NRPLUS MEMBER ARTICLE C ities have grand dreams of remaking themselves, but their vision of a gleaming urban future keeps evaporating because they are broke. Instead of getting their fiscal houses in order, America’s cities think they have found an easy way out: Make someone else pay. Specifically, you, and not through the regular-but-politically-toxic order of taxation.
For decades cities have used their permitting offices as a mint, withholding valuable permits until citizens agree to extortionate demands to address public problems that officials refuse to solve. The U.S. Supreme Court has repeatedly compared it to extortion, but the lower courts have done little to stop it.
A landmark legal victory signals that this scam may be coming to an end. In 2019, Nashville’s finances were so upside down that the state comptroller warned of a possible state takeover. Yet Nashville was determined to install 71 miles of sidewalks costing an estimated $460 million. But how to pay for it? The city decided it had an easy solution: Make individual Nashvillians pay for sidewalks that belong to the city as a condition of receiving home-construction permits. In a recent ruling sure to reverberate with broke municipalities everywhere, the U.S. Court of Appeals for the Sixth Circuit determined that this practice was unconstitutional.
The ruling backed two Nashvillians, Jim Knight and Jason Mayes, represented by Southeastern Legal Foundation and the Beacon Center, who challenged the law after Nashville told them they couldn’t have permits until they agreed to build city sidewalks or pay the city cash. The court agreed that Nashville couldn’t demand property as a permit condition.
When a government takes property from its residents, the Constitution requires it to pay for it. But Nashville, taking its cues from West Coast cities that have done this for decades, thought it had a workaround. It would hold permits hostage until citizens paid a ransom. Instead of taking property outright, Nashville decided it could coerce citizens into financing and surrendering it. The recent ruling recognized that Nashville was pulling an end run. Property is stolen whether it is robbed or extorted.
If it can happen in Nashville, it can happen anywhere. Nashville is booming and yet somehow broke.
More important still, the court rejected Nashville’s efforts to justify this practice on the grounds that because its permit conditions were demanded by a city ordinance, not some administrator, the policy was constitutional. Many courts have bought this argument, but the Sixth Circuit explained why this makes no sense. A governmental act doesn’t become constitutional because it is a law. That makes it worse, not better. Nashville won’t be the only city to feel the effect of this argument getting exposed.
This decision will reverberate throughout the country. Now cities can demand only that citizens pay to address harms that they create when seeking permits, not for unrelated public problems that cities simply can’t find the money to address. This is sure to upset the expectations of many cities that assumed they could avoid hard fiscal discussions by using their citizens as ATMs.

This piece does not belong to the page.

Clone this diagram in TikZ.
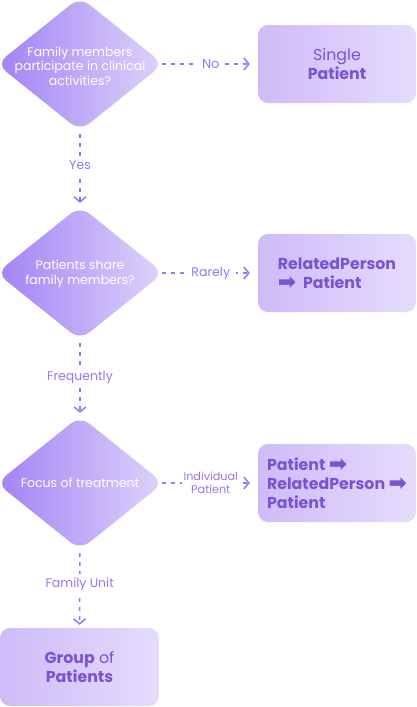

Now cities can ask citizens to pay only for problems they cause when they apply for permits, which is the whole point of requiring permits. Some projects inflict harm on the surrounding community. Cities should require individuals to bear that cost. For example, if citizens add density through their projects, cities may require them to widen the roads or address stormwater runoff. But now, thanks to this ruling, cities cannot simply unload the cost of maintaining public infrastructure that the public at large enjoys by picking on certain vulnerable persons.
If cities want nice things, they need to figure out how to pay for them. Responsible governance is about setting priorities. Nashville has hundreds of millions to build infrastructure for professional sports franchises, both major and minor, but when it comes to building a sidewalk in front of Jason’s home, they make him cough up $8,800 to build the city’s sidewalks.
Nashville and cities like it won’t even begin to have responsible conversations when they can foist their bills off onto someone else. With this new ruling, that’s about to change throughout the country.
Braden H. Boucek is the director of litigation at the Southeastern Legal Foundation. Justin Owen is the CEO of the Beacon Center. SLF and Beacon successfully challenged Nashville’s sidewalk law before the Sixth Circuit.